Merrick Garland started his legal career in 1977 as a law clerk for Judge Henry Friendly and Supreme Court Justice William J. Brennan, Jr., two of the most famous US judges of all time. After a two-year stint at the US Department of Justice, Garland moved into private practice. Then, in 1985, Garland became a partner at Arnold & Porter, one of the largest and most elite law firms in the country.

Back in that gilded era, that "meant a million [US dollars] or more a year" for partners. But in 1987 the stock market suffered the worst crash since the Great Depression and law partners' wallets took a big hit—typically making around $250,000 by the end of the decade, according to one author. Even so, the dollar was worth around twice as much as it is today, and then-partners worked significantly less than their successors.

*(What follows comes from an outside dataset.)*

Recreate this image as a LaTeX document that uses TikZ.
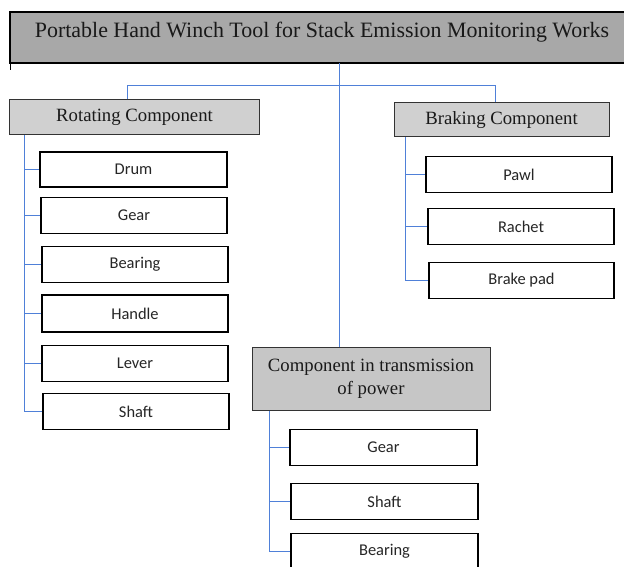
\documentclass[tikz,border=0pt]{standalone}
\usepackage{fontspec}
\setmainfont{Liberation Serif}
\newfontfamily\calib{Carlito}
\definecolor{conncol}{HTML}{4F80D8}
\definecolor{titlefill}{HTML}{A8A8A8}
\definecolor{headfill}{HTML}{D0D0D0}
\definecolor{transfill}{HTML}{C6C6C6}
\begin{document}
\begin{tikzpicture}[x=1bp,y=-1bp,
  titletext/.style={inner sep=0pt,text height=15pt,text depth=14pt,
    font=\fontsize{22}{26}\selectfont,text=black!90},
  headbox/.style={draw=black!80,line width=1bp,fill=headfill,inner sep=0pt,
    font=\fontsize{18.8}{23}\selectfont,text=black!90},
  leafbox/.style={draw=black,line width=1.5bp,fill=white,inner sep=0pt,
    minimum width=186bp,minimum height=36bp,font=\calib\fontsize{16.5}{20}\selectfont,text=black!85},
  conn/.style={draw=conncol,line width=1.2bp}]
\useasboundingbox (0,0) rectangle (624,567);
\clip (0,0) rectangle (624,567);
\fill[white] (0,0) rectangle (624,567);
% title
\fill[titlefill] (10,12) rectangle (660,63);
\draw[black,line width=1.4bp] (660,12) -- (10,12) -- (10,63) -- (660,63);
\draw[black,line width=1bp] (10,63) -- (10,70);
\node[titletext,minimum height=51bp] (title) at (322,37.5) {Portable Hand Winch Tool for Stack Emission Monitoring Works};
% headers
\node[headbox,minimum width=249bp,minimum height=35bp] (rot) at (134.5,117.5) {Rotating Component};
\node[headbox,minimum width=215bp,minimum height=34bp] (brake) at (501.5,120) {Braking Component};
\node[headbox,fill=transfill,minimum width=238bp,minimum height=63bp,align=center] (trans) at (371,378.5) {Component in transmission\\of power};
% top connectors
\coordinate (hub) at (339.5,85.5);
\coordinate (hl) at (127.5,85.5);
\coordinate (hr) at (495.5,85.5);
\draw[conn] (hub |- title.south) -- (hub |- trans.north);
\draw[conn] (hl |- rot.north) -- (hl) -- (hr) -- (hr |- brake.north);
% rotating leaves
\node[leafbox,minimum width=187bp,minimum height=35bp] (drum) at (133.5,169.5) {Drum};
\node[leafbox] (gearA) at (134,215.5) {Gear};
\node[leafbox] (bearA) at (135,264.5) {Bearing};
\node[leafbox,minimum height=37bp] (handle) at (135,313.5) {Handle};
\node[leafbox] (lever) at (135,363.5) {Lever};
\node[leafbox] (shaftA) at (136,411.5) {Shaft};
\coordinate (rs) at (24.5,135);
\draw[conn] (rs |- rot.south) |- (shaftA.west);
\foreach \n in {drum,gearA,bearA,handle,lever} \draw[conn] (rs |- \n.west) -- (\n.west);
% braking leaves
\node[leafbox] (pawl) at (519,174.5) {Pawl};
\node[leafbox] (rachet) at (521,226.5) {Rachet};
\node[leafbox,minimum width=185bp] (pad) at (521.5,280.5) {Brake pad};
\coordinate (bs) at (405.5,137);
\draw[conn] (bs |- brake.south) |- (pad.west);
\foreach \n in {pawl,rachet} \draw[conn] (bs |- \n.west) -- (\n.west);
% transmission leaves
\node[leafbox,minimum width=187bp] (gearB) at (383.5,447.5) {Gear};
\node[leafbox,minimum width=187bp] (shaftB) at (384.5,501.5) {Shaft};
\node[leafbox,minimum width=187bp] (bearB) at (384.5,551.5) {Bearing};
\coordinate (ts) at (269.5,410);
\draw[conn] (ts |- trans.south) |- (bearB.west);
\foreach \n in {gearB,shaftB} \draw[conn] (ts |- \n.west) -- (\n.west);
\end{tikzpicture}
\end{document}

In 1989, something deeply unusual happened. Only five years after Congress's highly punitive Sentencing Reform Act of 1984 killed federal parole for all defendants, Garland abandoned his lucrative career in the private sector to become a rookie federal prosecutor.

Even today, new assistant US attorneys make a minimum of $55,756, and best-paid first-years still fall short of six figures. Because of the allure of higher-paying private sector jobs, recruiting and retaining federal prosecutors is a consistent national issue. That is even more the case in high-salary districts like Washington, DC, where Garland started as a prosecutor.

Senator Lindsey Graham (R-SC) remarked in 2006 that federal prosecutors "have got to do it for more [… than] the money, because part of it is just patriotism." Yet, after his rise to federal judgeship, Garland's apparent patriotism seemed code for the idea that the government of the United States is usually right—as comprehensive accounts of his judicial career across many areas of law attest.

Criminal justice reform, including drug policy reform, has for decades been a lowest-rung priority for national-level Democrats. It may therefore be little surprise that Garland has been said to be at his least liberal when it comes to criminal law and procedure.

Evan Lee, a UC Hastings law professor, analyzed Garland's record on criminal justice and procedure issues, concluding that "he's a traditionalist, a moderate-to-conservative in the criminal law and criminal procedure realm." Lee even ventured to say that Garland was less sympathetic toward people caught in the broken justice system than Antonin Scalia—the deceased, highly conservative Supreme Court justice he was slated to replace.

Writing at SCOTUSBlog, Tom Goldstein, an attorney who frequently practices before the nation's high court, explained there are only eight cases where Garland sided with a criminal-case defendant over the government. Notably, he never wrote an opinion vindicating a defendant's constitutional rights.

The harm reduction community can also find many grounds for concern over the prospect of Garland as US Attorney General under Biden. Take the late-1990s case of Talib Watson, a man originally convicted on a drug charge by a prosecutor who misstated evidence before the jury: Garland dissented from a grant of a new trial from the Black man and Black woman who constituted the two-judge majority. (Both federal judges and federal prosecutors are overwhelmingly white men.) In his written decision, Garland quipped that "Although the prosecutor's memory was worse than that of defense counsel, it did not vary significantly from that of the [trial] judge."

Perhaps Garland could afford to write off egregious prosecutorial errors (or, perhaps, even purposeful misconduct) as "innocent misrecollections," as he did in his conclusion. But this was not so for Talib Watson, who had been serving 360 months-to-life in a federal prison.

In another case around that time involving Richard Spinner, who was convicted for selling crack cocaine, Garland argued that the federal prosecutor having introduced irrelevant, prejudicial character evidence could not have mattered to a jury's factual determination of guilt. This was despite the evidence in question—a girlfriend's letter describing "drinking and cursing and laying up"—almost certainly having been introduced to sway the jurors' view of the defendant. In fact, the trial prosecutor cross-examined the girlfriend, then openly speculated in front of the jury that her language in the letter must have been veiled references to the drugs.

Garland also successfully handled some of the most serious criminal cases in modern US history, having prosecuted the people responsible for the Oklahoma City bombing, as well as the Unabomber. But such cases are relative rarities within the total federal prosecution docket. In contrast, drug-law violations represent approximately 30 percent of its caseload. Immigration-related charges alone recently reached a whopping 52 percent. Areas like these form the bulk of what we can expect Merrick Garland to do with his time as AG.

Viewed in isolation, Biden's pick for attorney general appears to be even a regression from the incrementalist approach of Obama AG Holder.